Por: Maria Cristina Fernandes

 

Um dia após a prisão preventiva do ex-presidente da Câmara dos Deputados Eduardo Cunha (PMDB-RJ), o presidente Michel Temer reuniu os ministros palacianos, além dos titulares da Justiça, Alexandre de Moraes, e da Fazenda, Henrique Meirelles, para discutir a nova conjuntura política. A preocupação do grupo é o eventual impacto da nova fase da Lava-Jato na votação em segundo turno da proposta de emenda constitucional (PEC) que fixa um teto global para os gastos públicos, agendada para terça-feira.

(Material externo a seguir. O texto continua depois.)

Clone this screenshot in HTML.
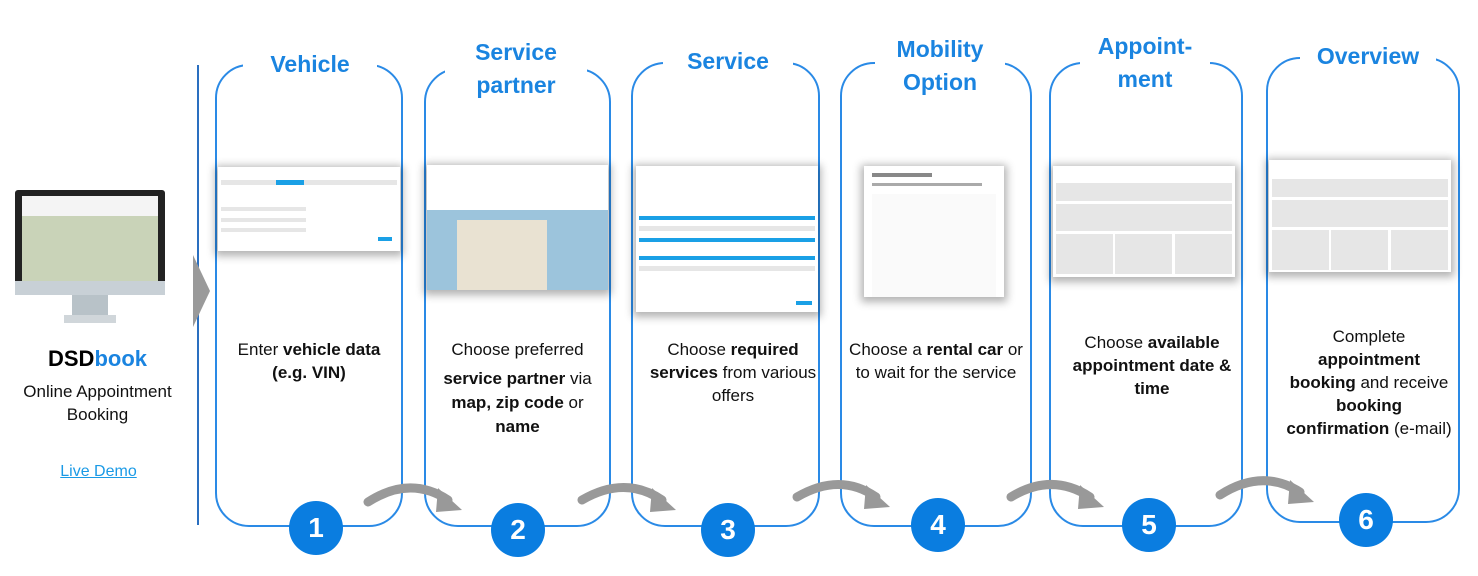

O clima no Palácio do Planalto é de apreensão, mas também de determinação para não permitir que o episódio comprometa a agenda do ajuste fiscal. Como parte da articulação para garantir a votação da PEC dos gastos, o presidente da Câmara, Rodrigo Maia (DEM-RJ), combinou com Temer que oferecerá um jantar na residência oficial aos cerca de 400 deputados que integram a base aliada na segunda-feira, para garantir um quórum elevado na votação de terça-feira.

Temer, Meirelles e os ministros do núcleo político comparecerão ao jantar. Do evento promovido no Palácio da Alvorada, por ocasião da votação da PEC dos gastos em primeiro turno, participaram pouco mais de 200 deputados.

Em outra frente, ministros com mandato parlamentar serão exonerados para reforçar a articulação. Ontem o ministro das Cidades, Bruno Araújo, do PSDB de Pernambuco, foi exonerado. "Carga total na PEC 241", disse Araújo ao Valor.

Está previsto que o titular da Educação, Mendonça Filho, do DEM, também seja afastado temporariamente da pasta. No primeiro turno, o ministro do Turismo, Marx Beltrão, do PMDB de Alagoas, também voltou ao plenário para votar.

Temer aterrissou em Brasília ontem às 11h30 e foi recepcionado na base aérea por Rodrigo Maia e pelo ministro-chefe da Casa Civil, Eliseu Padilha. Chegou ao Palácio do Planalto por volta das 14h30 e logo se reuniu com o ministro da Justiça, Alexandre de Moraes, ao qual a Polícia Federal está subordinada. Moraes disse aos jornalistas que o assunto da reunião com Temer era o novo plano nacional de segurança pública, que está em gestação no governo.

Por meio do porta-voz, Alexandre Parola, Temer afirmou que tomou conhecimento da prisão de Cunha quando já estava em voo de regresso do Japão ao Brasil, e esclareceu que a decisão de antecipar em 12 horas o retorno ao Brasil havia sido tomada na noite anterior.

Sobre a detenção do pemedebista, Temer disse, também por meio do porta-voz, que a Operação Lava-Jato é de "alçada da Justiça" e o Executivo jamais interferirá nas investigações, o que significa um "amadurecimento democrático". O presidente espera, ainda, que sejam assegurados todos os "direitos e garantias fundamentais" previstos na Constituição Federal ao acusado.

A "agenda de reconstrução nacional" não se confunde com as investigações promovidas pelo Judiciário, completou Parola. "A agenda de reformas e de modernização econômica, social e política responde a uma urgência do povo, o governo Temer seguirá firme na defesa do crescimento econômico e na recuperação do emprego", completou o porta-voz.